Use a single VPS (plus a few logical components) to run my own PKI with an offline root, Vault as intermediate CA for test/prod, and mTLS all the way from proxies down to apps.

More concretely, I want:

  • My own PKI hierarchy

  • An offline root CA whose private key never leaves /root and is only used to sign intermediate CAs.

  • One intermediate CA per environment (at least test and prod), managed by Vault through environment-specific PKI mounts.

  • Reproducible server certificates for Vault, proxies and apps, issued from Vault instead of random ad-hoc OpenSSL commands.

  • A layered VPS architecture instead of “one big box”
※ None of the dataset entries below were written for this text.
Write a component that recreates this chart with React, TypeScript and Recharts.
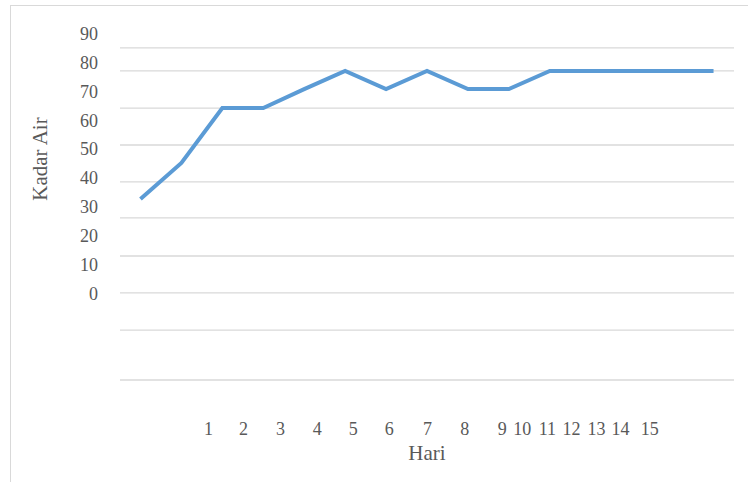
import { Line, LineChart, ReferenceLine, XAxis, YAxis } from 'recharts';

const days = [1, 2, 3, 4, 5, 6, 7, 8, 9, 10, 11, 12, 13, 14, 15];
const kadarAir = [32.8, 45.3, 64.3, 64.3, 70.9, 77.2, 70.9, 77.2, 70.9, 70.9, 77.2, 77.2, 77.2, 77.2, 77.2];

const yTicks = [0, 10, 20, 30, 40, 50, 60, 70, 80, 90];
const gridValues = [85.2, 77.2, 64.3, 51.5, 38.7, 26.2, 13.0, 0.2, -12.7, -30];

// the day labels sit off their points in the source picture
const hariLabels = ['1', '2', '3', '4', '5', '6', '7', '8', '9', '10', '11', '12', '13', '14', '15'];
const hariLabelPos = [2.66, 3.52, 4.42, 5.32, 6.2, 7.08, 8.01, 8.92, 9.84, 10.33, 10.94, 11.53, 12.14, 12.73, 13.44];

const chartData = days.map((day, i) => ({ day, value: kadarAir[i] }));

const font = '"Liberation Serif", "Times New Roman", serif';
const textColor = '#595959';

const YTick = ({ y, payload }: any) => (
  <text x={98} y={y} dy="0.34em" textAnchor="end" fontSize={18} fontFamily={font} fill={textColor}>
    {payload.value}
  </text>
);

const XTick = ({ x, y, index }: any) => (
  <text x={x} y={y + 25} textAnchor="middle" fontSize={18} fontFamily={font} fill={textColor}>
    {hariLabels[index]}
  </text>
);

export default function App() {
  return (
    <div style={{ position: 'absolute', left: 0, top: 0, width: 748, height: 482, background: '#fff' }}>
      <div
        style={{
          position: 'absolute',
          left: 10,
          top: 5,
          right: 0,
          bottom: 0,
          borderTop: '1.5px solid #d9d9d9',
          borderLeft: '1.5px solid #d9d9d9',
        }}
      />
      <LineChart width={748} height={482} data={chartData} margin={{ top: 34, right: 14, bottom: 42, left: 0 }}>
        <XAxis xAxisId="data" dataKey="day" type="number" domain={[0.5, 15.5]} hide />
        <XAxis
          xAxisId="labels"
          dataKey="day"
          type="number"
          domain={[0.5, 15.5]}
          ticks={hariLabelPos}
          interval={0}
          allowDataOverflow
          axisLine={false}
          tickLine={false}
          tickSize={0}
          tickMargin={0}
          height={60}
          tick={<XTick />}
        />
        <YAxis
          type="number"
          domain={[-30, 90]}
          ticks={yTicks}
          interval={0}
          allowDataOverflow
          axisLine={false}
          tickLine={false}
          width={120}
          tick={<YTick />}
        />
        {gridValues.map((v) => (
          <ReferenceLine key={`grid-${v}`} xAxisId="data" y={v} stroke="#d9d9d9" strokeWidth={1.3} />
        ))}
        <Line
          xAxisId="data"
          type="linear"
          dataKey="value"
          stroke="#5b9bd5"
          strokeWidth={4}
          dot={false}
          isAnimationActive={false}
        />
      </LineChart>
      <div
        style={{
          position: 'absolute',
          left: 427,
          top: 453,
          transform: 'translate(-50%, -50%)',
          fontFamily: font,
          fontSize: 21,
          color: textColor,
          whiteSpace: 'nowrap',
        }}
      >
        Hari
      </div>
      <div
        style={{
          position: 'absolute',
          left: 40,
          top: 159,
          transform: 'translate(-50%, -50%) rotate(-90deg)',
          fontFamily: font,
          fontSize: 21,
          color: textColor,
          whiteSpace: 'nowrap',
        }}
      >
        Kadar Air
      </div>
    </div>
  );
}
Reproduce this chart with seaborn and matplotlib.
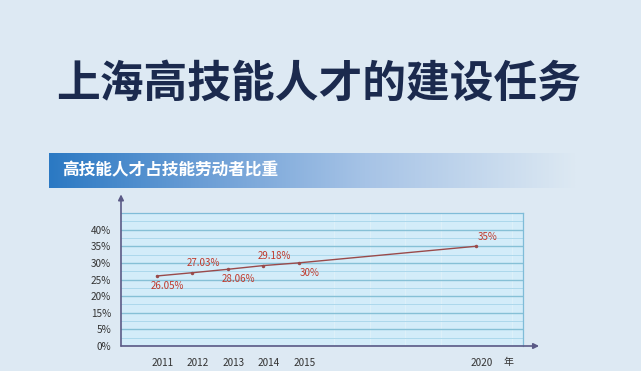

  • A public entry proxy that terminates incoming traffic for environment-specific hostnames.

  • Separate internal proxies for each environment, each running as its own Unix user.

  • Dedicated Vault instances per environment (Vault test, Vault prod) as the trust and secrets backbone.

  • Applications (Nextcloud etc.) that talk to Vault through sidecar agents, not with static secrets hardcoded somewhere.

  • mTLS everywhere it matters

  • Vault API only over HTTPS with proper CN/SAN.

  • Proxies authenticate to Vault with client certificates, not just tokens.

  • Apps use Vault Agents with mTLS to fetch short-lived certs and secrets.

  • Strong isolation instead of “one user does everything”

  • Clear separation between test and prod (separate PKI, separate Vault mounts).

  • Separation between Vault servers, proxies, and apps, each with their own Unix user and key directory.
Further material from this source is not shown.